Has anyone ever convinced a company to start a design dept?

Have any of you ever gone to an interview with the intention of convincing a heavy industrial company that Industrial Design is just as important as Engineering and that they ought to create a position for you to implement design thinking with colaboration with the engineering and marketing departments.

I’ve tried once or twice, but with no success. I think a better approach is to get them to hire a consultant and then after they see the advantages, offer to come in house. That’s kinda how I landed at Stelpro. They were using a consultant (not me) for a couple of years. When they realized that they could apply design much wider in the company if they had a designer in house, they hired me.

On a side note, I had some interviews when I was a new grad where the post description was “technical draftsman”, but when I showed my portfolio, the interviewers were asking each other, “Maybe we need more than a draftsman?”. I still think back to those interviews with pride, even though I wasn’t hired.

I’m not sure if I’d approach a heavy industrial company and try to convince them that ID is as important as engineering, because it may not. I work for an industrial company and ID is definitely not as important as engineering, but I play a key and necessary role.
I would approach their engineering, marketing, and sales teams and make a business case how ID can compliment their existing resources that would help deliver more innovative products that their customers want, faster. Who do you think you would report to in this company, Engineering or Marketing?

If Design doesnt report direct to the top (same as engineering, marketing), its not going to work. Viewing design as a sub-function of either is a recipe for disaster and a sign that the company doenst truly value design.

If an “industrial” company doesnt already have some design component, the chances of starting a new dept. would be slim to none, i’d guess. That being said, there are always opportunities.

More important, I would think in terms of approaching a company with a proposal to start a new dept would be your experience and what you can bring to the table. If your only experience is as a designer, with no management or business experience, i dont think it would happen. I’ve implemented new departments and thinking into companies in the past, and can tell you its a lot more than just hussling up a few designers and breaking out the markers. A top down strategy is equally important as are cross-dept. skills, human resource management and business thinking.
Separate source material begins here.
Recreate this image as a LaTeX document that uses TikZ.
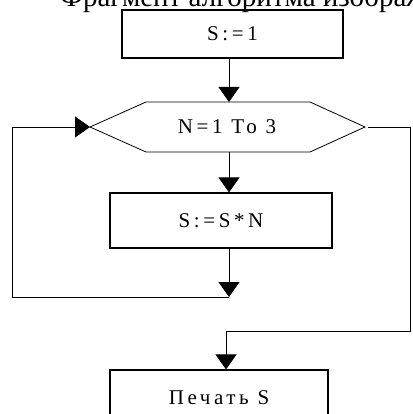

I definately agree about the experience aspects, Richard, and know that it would be naive to think otherwise.

Along the same line, how are design engineers different from industrial designers? I think my hope would have been to over time expose the design engineers I would be working with to design and sort of bring them to the dark side. Then using their experience in the company, push towards the devolopment of a true design department.

How many companies (non-consultancies) have VP’s of Industrial Design? 10 or 15? Are those that don’t incapable of producing good work? I think a company can value design if it has a robust design process and the discipline to follow it.

in my experience, there is a huge gap in thinking between engineers and designers. scope of thinking, parts vs. whole, plus a more user experienced perspective, IMHO.

A VP of design is not necessary, but for sure helps. at the very least, as mentioned, the design manager/director should report to the sr. VP or CEO to get things done.

most important is a company philosophy that values design. not something that can easily be put down on paper, but a looking at design as an integral component to business vs. a value added services slapped on/after a product would be a best way i could put it.

the key to making a design dept. successful (and enjoyable to work in) is viewing the design as part of a holistic process. not something that is done after the engineers and marketing people do their thing. design involves business, strategy and a different way of thinking, i believe.


Thanks for the advice, I formed the opinion that design is as important as engineering, but the importance is scalable, i.e. one designer ought to be as respected as one engineer.

I have to say I was surprised. The company, who are mainly chemical engineers, seems to be in the early stages of recognizing a need for design thinking and research to be competitive in their industry.

mr-914, I like the anecdote about the “maybe we need more of a drafter” I got what seemed like a pleasantly surprised, “we haven’t interviewed anyone else with a skill set like this.”

well neither have I…

this can also be a really difficult situation. i’ve experienced situations with ‘old school’ companies who realized to a degree that they needed design. Unfortunately they didn’t understand how large of a ripple effect it has. Truly participating in design changes all aspects of a business. That can be a very difficult transition to make.